His best horse was the late French Holly, winner of the 1998 Royal & SunAlliance Novices’ Hurdle at Cheltenham and third to Istabraq in the following year’s Champion Hurdle.
Always considered a budding superstar when sent over fences, French Holly won on his chasing debut at Wetherby in October 1999 – but the dream ended when he died in a schooling accident in November of that year.
Truckers Tavern was another headline horse for the Murphy yard, finishing second only to Best Mate in the 2003 Cheltenham Gold Cup.
Paddy’s Return won the 1996 Triumph Hurdle for Murphy, who enjoyed other Grade One wins with Kalahari King, Ballinclay King, Another Promise and Carlys Quest.
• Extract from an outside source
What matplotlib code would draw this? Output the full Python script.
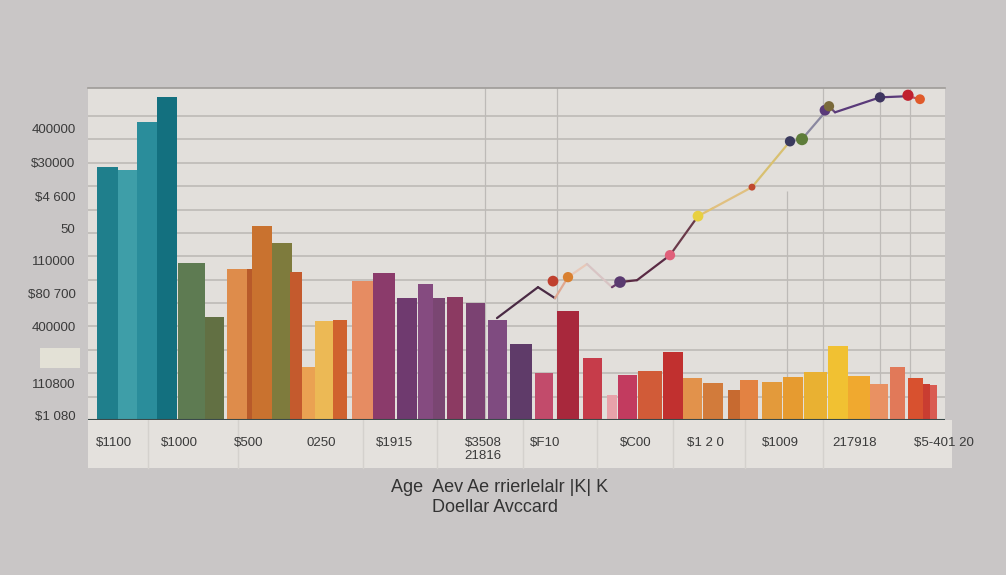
import matplotlib.pyplot as plt
from matplotlib.patches import Rectangle

# bars: left edge, width, height (chart units)
bar_left = [0.9, 3.0, 4.9, 6.9, 9.0, 11.7, 13.9, 15.9, 16.4, 18.4, 20.2, 21.4, 22.7, 24.5,
            26.4, 28.5, 30.9, 33.0, 34.5, 35.9, 37.8, 40.0, 42.2, 44.7, 46.9, 49.5, 51.9,
            53.0, 55.0, 57.5, 59.5, 61.5, 64.0, 65.2, 67.4, 69.5, 71.6, 74.0, 76.0, 78.2,
            80.2, 82.0, 83.5, 84.2]
bar_width = [2.1, 1.9, 2.0, 2.0, 2.7, 1.9, 2.0, 0.5, 2.0, 2.0, 1.2, 1.3, 1.8, 1.4,
             2.1, 2.2, 2.0, 1.5, 1.2, 1.6, 1.9, 1.9, 2.2, 1.8, 2.2, 1.9, 1.0,
             1.9, 2.4, 2.0, 1.9, 2.0, 1.5, 1.8, 2.0, 2.0, 2.3, 2.0, 2.2, 1.8,
             1.5, 1.5, 0.7, 0.7]
bar_height = [10.81, 10.68, 12.74, 13.80, 6.71, 4.40, 6.45, 6.45, 8.29, 7.56, 6.32, 2.26,
              4.23, 4.27, 5.94, 6.28, 5.21, 5.81, 5.21, 5.26, 5.00, 4.27, 3.25, 2.01,
              4.66, 2.65, 1.07, 1.92, 2.09, 2.91, 1.79, 1.58, 1.28, 1.71, 1.62, 1.84,
              2.05, 3.16, 1.88, 1.54, 2.26, 1.79, 1.54, 1.50]
bar_colors = ["#1f7f8c", "#3e9ea8", "#2a8d9b", "#13707f", "#5e7b52", "#627043", "#de8c4b",
              "#b85a2a", "#c9722f", "#7e7b3d", "#c45a2d", "#eaa252", "#ecb955", "#d0622e",
              "#e68c62", "#8b3b6b", "#6f3a6f", "#854b80", "#7a4672", "#8c3a62", "#7b4272",
              "#7f4b80", "#5f3b69", "#c24b6b", "#a8283c", "#c63c4a", "#e8a2aa", "#c23b5f",
              "#d15b38", "#c1302f", "#e2924b", "#d27b3b", "#c76a30", "#e38242", "#e39a3b",
              "#e69b30", "#e9b132", "#f1c132", "#f0a92f", "#e99162", "#e17959", "#d8512f",
              "#c93d31", "#d95b52"]

# trend line
line_x = [40.9, 45.0, 46.7, 48.0, 49.9, 52.4, 53.2, 54.9, 58.2, 61.0, 62.5, 66.4,
          70.2, 71.4, 73.7, 74.1, 74.7, 79.2, 82.0, 83.2]
line_y = [4.36, 5.68, 5.21, 6.11, 6.67, 5.68, 5.90, 5.98, 7.05, 8.72, 9.06, 9.96,
          11.92, 12.01, 13.16, 13.42, 13.16, 13.80, 13.85, 13.72]
seg_colors = ["#4a2a44", "#4a2a44", "#e0a890", "#e8c8b8", "#d8c4c4", "#6a3a6a", "#5a2a44",
              "#5a2a44", "#6a3a4a", "#e0c070", "#e0c080", "#d8c070", "#9a98a8", "#8a88a0",
              "#6a4a7a", "#6a4a7a", "#5a3a7a", "#5a3a7a", "#c05060"]

dot_x = [46.5, 48.0, 53.2, 58.2, 61.0, 66.4, 70.2, 71.4, 73.7, 74.1, 79.2, 82.0, 83.2]
dot_y = [5.94, 6.11, 5.90, 7.05, 8.72, 9.96, 11.92, 12.01, 13.25, 13.42, 13.80, 13.89, 13.72]
dot_colors = ["#c0402e", "#d98030", "#5a3a70", "#e0607a", "#e8d040", "#c04a30", "#3a3a5e",
              "#5e7d3a", "#5a3a7a", "#7a6a3a", "#3e3560", "#c0202e", "#e05a2a"]
dot_sizes = [60, 55, 70, 55, 60, 25, 55, 75, 60, 55, 55, 65, 50]

vlines_x = [39.7, 46.9, 73.5, 79.2, 82.2]
vline_part_x = [69.9]

xtick_pos = [2.6, 9.1, 16.1, 23.3, 30.6, 39.5, 45.7, 54.8, 61.7, 69.2, 76.7, 85.6]
xtick_labels = ["$1100", "$1000", "$500", "0250", "$1915", "$3508\n21816", "$F10",
                "$C00", "$1 2 0", "$1009", "217918", "$5-401 20"]
ytick_pos = [12.48, 11.03, 9.57, 8.21, 6.84, 5.43, 4.02, 2.69, 1.58, 0.21]
ytick_labels = ["400000", "$30000", "$4 600", "50", "110000", "$80 700", "400000", "",
                "110800", "$1 080"]

fig = plt.figure(figsize=(10.06, 5.75), dpi=100, facecolor="#c9c6c6")

# label band under the chart
fig.patches.append(Rectangle((88 / 1006, 1 - 468 / 575), 864 / 1006, 48 / 575,
                             transform=fig.transFigure, facecolor="#e4e1dd",
                             edgecolor="none", zorder=-2))
fig.patches.append(Rectangle((40 / 1006, 1 - 368 / 575), 40 / 1006, 20 / 575,
                             transform=fig.transFigure, facecolor="#e3e1d6",
                             edgecolor="none", zorder=-2))
for sx in [148, 238, 363, 437, 523, 597, 673, 745, 823]:
    fig.add_artist(plt.Line2D([sx / 1006, sx / 1006], [1 - 468 / 575, 1 - 420 / 575],
                              color="#d4d1cd", lw=1, zorder=-1))

ax = fig.add_axes([88 / 1006, 1 - 420 / 575, 857 / 1006, 332 / 575])
ax.set_facecolor("#e2dfdb")
ax.set_xlim(0, 85.7)
ax.set_ylim(0, 14.2)

ax.hlines(range(1, 14), 0, 85.7, color="#c3c0bc", lw=1.4, zorder=1)
ax.vlines(vlines_x, 0, 14.2, color="#bdbab7", lw=0.9, zorder=1)
ax.vlines(vline_part_x, 0, 9.8, color="#bdbab7", lw=0.9, zorder=1)

ax.bar(bar_left, bar_height, width=bar_width, align="edge", color=bar_colors,
       edgecolor="none", zorder=2)

for i in range(len(line_x) - 1):
    ax.plot(line_x[i:i + 2], line_y[i:i + 2], color=seg_colors[i], lw=1.6, zorder=3,
            solid_capstyle="round")
ax.scatter(dot_x, dot_y, s=dot_sizes, c=dot_colors, zorder=4, edgecolors="none")

ax.set_xticks(xtick_pos)
ax.set_xticklabels(xtick_labels, fontsize=9.5, color="#3a3a3a", family="Liberation Sans")
ax.set_yticks(ytick_pos)
ax.set_yticklabels(ytick_labels, fontsize=9.5, color="#3a3a3a", family="Liberation Sans")
ax.tick_params(axis="x", length=0, pad=12)
ax.tick_params(axis="y", length=0, pad=9)

for side in ["left", "right", "bottom"]:
    ax.spines[side].set_visible(False)
ax.spines["top"].set_color("#9e9b98")
ax.spines["top"].set_linewidth(1.2)
ax.axhline(0, color="#3a4a4a", lw=1.5, zorder=5)

fig.text(500 / 1006, 1 - 487 / 575, "Age  Aev Ae rrierlelalr |K| K", ha="center",
         va="center", fontsize=13, color="#333333", family="Liberation Sans")
fig.text(495 / 1006, 1 - 508 / 575, "Doellar Avccard", ha="center", va="center",
         fontsize=13, color="#333333", family="Liberation Sans")

fig.savefig("out.png", dpi=100, facecolor=fig.get_facecolor())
Murphy was the punters’ friend in major handicaps as illustrated when Paris Pike won the Scottish National as a novice in 2000, with Joes Edge adding another triumph in that race in 2005.
A third Scottish National came in 2007 courtesy of Hot Weld, who also won the-then Betfred Gold Cup (Whitbread Gold Cup) at Sandown just a week later – a race Murphy claimed twice, with Poker De Sivola obliging in 2011.
Murphy also struck in the 2004 Irish Grand National with Granit D’Estruval, with L’Antartique’s Paddy Power Gold Cup victory at Cheltenham in 2007 another significant achievement.
In the spring of 2013, Murphy – always a staunch supporter of northern National Hunt racing – made the surprise announcement that he was to to relocate to France from his North Yorkshire stables.
Murphy continued his breeding business there, as well as buying and selling young stock, and training on a smaller scale.
He had five children – Barry, Paul, Caroline, Zoe and Rees.